Вот как Короленко описывает прибытие в Юрьевец: "Городишко, растянувшийся под горой по правому берегу, мерцает кое-где то белою стеной, то слабым огоньком, то силуэтом высокой колокольни, поднимающейся в мглистом воздухе ночи. Гора рисуется неопределенным обрезом на облачном небе, покрывая весь пейзаж угрюмою массою тени". Потом литератор прогулялся по городу: "Я пошел вдоль волжского берега. Небольшие домишки, огороды, переулки, кончавшиеся на береговых песках, – всё это выступает яснее в белесой утренней мгле. И всюду заметно робкое движение, чувствуется тревожная ночь, проведенная без сна. То скрипнет дверь, то тихо отворится калитка, то сгорбленная фигура плетется от дома к дому по огородам. В одном месте, на углу, прижавшись к забору, стоят две женщины. Одна смотрит на восток слезящимися глазами и что-то тихо причитает. Дряхлый старик, опираясь на палку, ковыляет из переулка и молча присоединяется к этой группе. Все взгляды обращены туда, где за меланхолическою тучей предполагается солнце.
– Ну, что, тетушка, – обращаюсь я к плачущей, – затмения ждете?
– Ох, не говори, родимый!.. Что и будет! Напуганы мы, милый, то есть до того напуганы... Ноченьку всё не спали.
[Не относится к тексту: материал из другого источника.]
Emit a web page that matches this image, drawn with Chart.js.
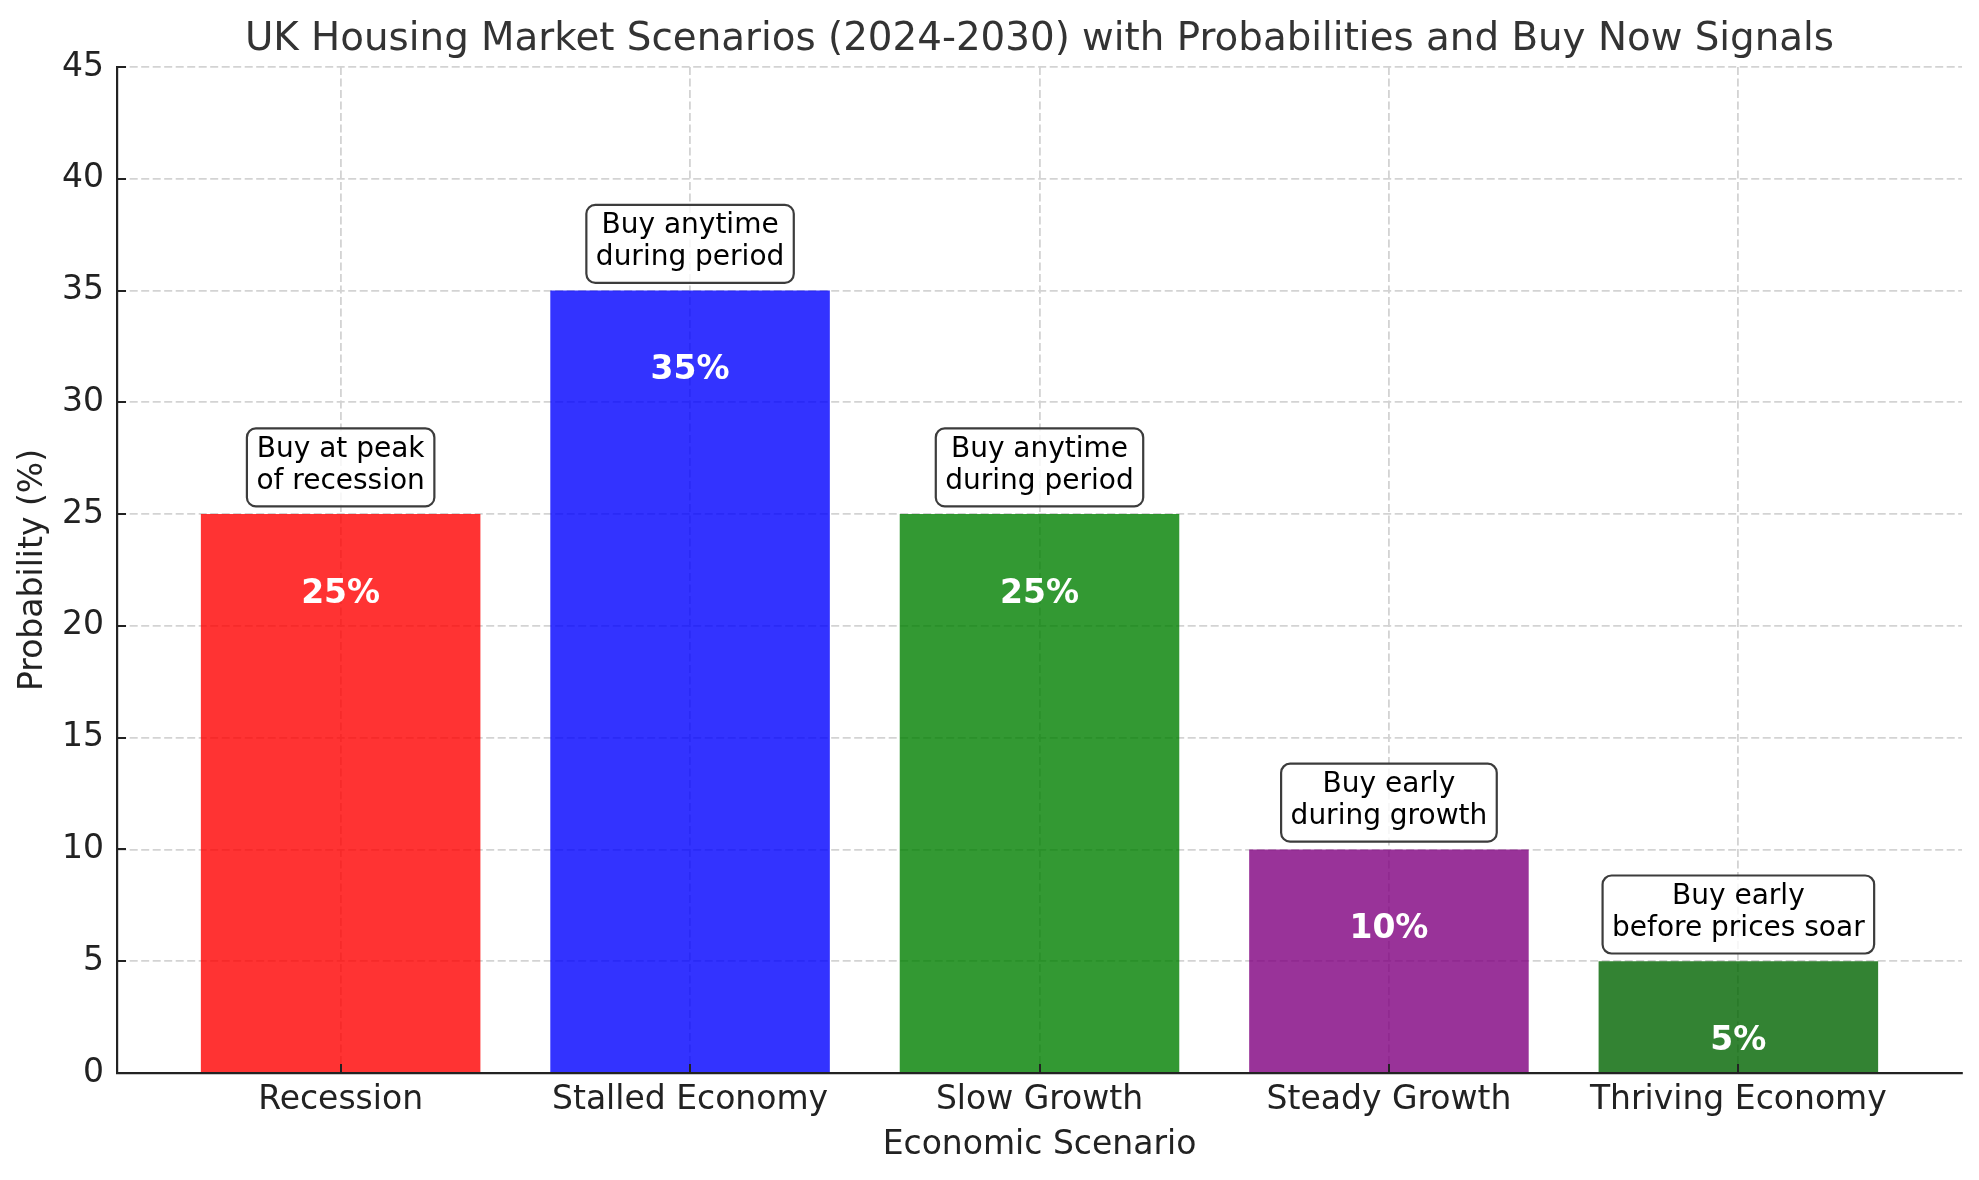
<!DOCTYPE html>
<html>
<head>
<meta charset="utf-8">
<script src="https://cdn.jsdelivr.net/npm/chart.js@4.4.1/dist/chart.umd.min.js"></script>
<style>
html,body{margin:0;padding:0;background:#fff;}
#wrap{width:1979px;height:1180px;}
</style>
</head>
<body>
<div id="wrap"><canvas id="c" width="1979" height="1180"></canvas></div>
<script>
const categories = ['Recession', 'Stalled Economy', 'Slow Growth', 'Steady Growth', 'Thriving Economy'];
const probabilities = [25, 35, 25, 10, 5];
const barColors = ['rgba(255,0,0,0.8)', 'rgba(0,0,255,0.8)', 'rgba(0,128,0,0.8)', 'rgba(128,0,128,0.8)', 'rgba(0,100,0,0.8)'];
const signals = [
  ['Buy at peak', 'of recession'],
  ['Buy anytime', 'during period'],
  ['Buy anytime', 'during period'],
  ['Buy early', 'during growth'],
  ['Buy early', 'before prices soar']
];
const yTickValues = [0, 5, 10, 15, 20, 25, 30, 35, 40, 45];

const FONT = "'DejaVu Sans', 'Liberation Sans', sans-serif";

const overlay = {
  id: 'overlay',
  afterDraw(chart) {
    const ctx = chart.ctx;
    const xs = chart.scales.x, ys = chart.scales.y;
    const meta = chart.getDatasetMeta(0);
    ctx.save();
    // inward ticks
    ctx.strokeStyle = '#222';
    ctx.lineWidth = 2;
    ctx.beginPath();
    yTickValues.forEach(v => {
      const py = Math.round(ys.getPixelForValue(v));
      ctx.moveTo(xs.left, py);
      ctx.lineTo(xs.left + 9, py);
    });
    categories.forEach((c, i) => {
      const px = Math.round(xs.getPixelForValue(i));
      ctx.moveTo(px, ys.bottom);
      ctx.lineTo(px, ys.bottom - 9);
    });
    ctx.stroke();

    // percentage labels
    ctx.fillStyle = '#ffffff';
    ctx.font = "bold 33px " + FONT;
    ctx.textAlign = 'center';
    ctx.textBaseline = 'middle';
    probabilities.forEach((v, i) => {
      const bar = meta.data[i];
      ctx.fillText(v + '%', bar.x, ys.getPixelForValue(v - 3.5) + 2);
    });

    // signal boxes
    ctx.font = "28px " + FONT;
    probabilities.forEach((v, i) => {
      const bar = meta.data[i];
      const lines = signals[i];
      const cy = ys.getPixelForValue(v + 2);
      const w = Math.max(...lines.map(l => ctx.measureText(l).width)) + 19;
      const h = 78;
      const bx = bar.x - w / 2, by = cy - 2 - h / 2;
      ctx.beginPath();
      ctx.roundRect(bx, by, w, h, 9);
      ctx.fillStyle = 'rgba(255,255,255,0.82)';
      ctx.fill();
      ctx.lineWidth = 2.2;
      ctx.strokeStyle = '#3c3c3c';
      ctx.stroke();
      ctx.fillStyle = '#000000';
      ctx.fillText(lines[0], bar.x, cy - 4 - 16);
      ctx.fillText(lines[1], bar.x, cy - 4 + 16);
    });
    ctx.restore();
  }
};

new Chart(document.getElementById('c'), {
  type: 'bar',
  data: {
    datasets: [{
      data: categories.map((c, i) => ({ x: i, y: probabilities[i] })),
      backgroundColor: barColors,
      borderWidth: 0,
      barPercentage: 1.0,
      categoryPercentage: 0.8
    }]
  },
  options: {
    responsive: false,
    animation: false,
    devicePixelRatio: 1,
    layout: { padding: { left: 0, right: 17, top: 0, bottom: 0 } },
    plugins: {
      legend: { display: false },
      tooltip: { enabled: false },
      title: {
        display: true,
        text: 'UK Housing Market Scenarios (2024-2030) with Probabilities and Buy Now Signals',
        font: { family: FONT, size: 38.8, weight: 'normal' },
        color: '#333333',
        padding: { top: 16.5, bottom: 3.9 },
        fullSize: false
      }
    },
    scales: {
      x: {
        type: 'linear',
        min: -0.64,
        max: 4.64,
        offset: false,
        z: 1,
        afterBuildTicks(s) { s.ticks = categories.map((c, i) => ({ value: i })); },
        afterFit(s) { s.height = 107; },
        ticks: {
          callback: (v) => categories[v],
          autoSkip: false,
          maxRotation: 0,
          minRotation: 0,
          padding: 8,
          color: '#222222',
          font: { family: FONT, size: 33 }
        },
        grid: { color: '#d3d3d3', lineWidth: 1.8, drawTicks: false, offset: false },
        border: { display: true, color: '#222222', width: 2.2, dash: [8, 3.5] },
        title: {
          display: true,
          text: 'Economic Scenario',
          color: '#222222',
          font: { family: FONT, size: 33 },
          padding: { top: 0, bottom: 15 }
        }
      },
      y: {
        min: 0,
        max: 45,
        z: 1,
        afterBuildTicks(s) { s.ticks = yTickValues.map(v => ({ value: v })); },
        afterFit(s) { s.width = 117; },
        ticks: {
          stepSize: 5,
          padding: 13,
          color: '#222222',
          font: { family: FONT, size: 33 }
        },
        grid: { color: '#d3d3d3', lineWidth: 1.8, drawTicks: false },
        border: { display: true, color: '#222222', width: 2.2, dash: [8, 3.5] },
        title: {
          display: true,
          text: 'Probability (%)',
          color: '#222222',
          font: { family: FONT, size: 33 },
          padding: { top: 14, bottom: 0 }
        }
      }
    }
  },
  plugins: [overlay]
});
</script>
</body>
</html>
Наконец: "Трубы установлены, с балаганов сняты брезенты, ученые пробуют аппараты. Лица их проясняются вместе с небом. Холодная уверенность этих приготовлений, видимо, импонирует толпе. <…>
– Ущербилось! – внятно раздается голос из толпы.
– Не толкуй пустого! – резко обрывает старец.
Я нарочно подхожу к нему и предлагаю посмотреть в мое стекло. Он отворачивается с отвращением.
– Стар я, стар в ваши стекла глядеть. Я его, родимое, и так вижу, и глазами. Вон оно в своем виде.
Но вдруг по лицу его пробегает точно судорога, не то испуг, не то глубокое огорчение. Солнце тонет на минуту в широком мглистом пятне и показывается из облака уже значительно ущербленным. Теперь уже это видно простым глазом, чему помогает тонкий пар, который всё еще курится в воздухе, смягчая ослепительный блеск. <…>
Какой-то мужичок "из Пучежа" въезжает на площадь, торопливо поворачивает к забору и начинает выпрягать лошадь, как будто его внезапно застигла ночь и он собрался на ночлег. Подвязав лошадь к возу, он растерянно смотрит на холм с инструментами, на толпу людей с побледневшими лицами, потом находит глазами церковь и начинает креститься <…>
И какая-то старушка набегает на меня, торопливо спускаясь с холма.
– Куда ты, тетка?
– Домой, родимый, домой: помирать, видно, всем, помирать, с детками с малыми...
Вдоль берега в сумраке надвигается к нам какое-то темное пятно, из которого слышен смешанный, всё усиливающийся голос. Это кучка фабричных. Впереди, размахивая руками, шагает угрюмый атлет рабочий, который сидел со мной на мосту. Я иду к ним по отмели навстречу. Прошло не более пятнадцати секунд. Все мы стояли вместе, подняв глаза кверху, туда, где всё еще продолжалась молчаливая борьба света и тьмы, как вдруг вверху, с правой стороны, вспыхнула искорка, и сразу лица моих собеседников осветились. Солнце, солнце!.."
И вот Владимир Галактионович сообщает: "Мы сидели уже на пароходе, когда последний след затмения соскользнул ни для кого уже незаметно с просиявшего солнечного диска".
Так благодаря внимательности замечательного русского писателя мы имеем возможность спустя десятилетия побывать в уездном городке и получить представление о том, как мыслили наши предки.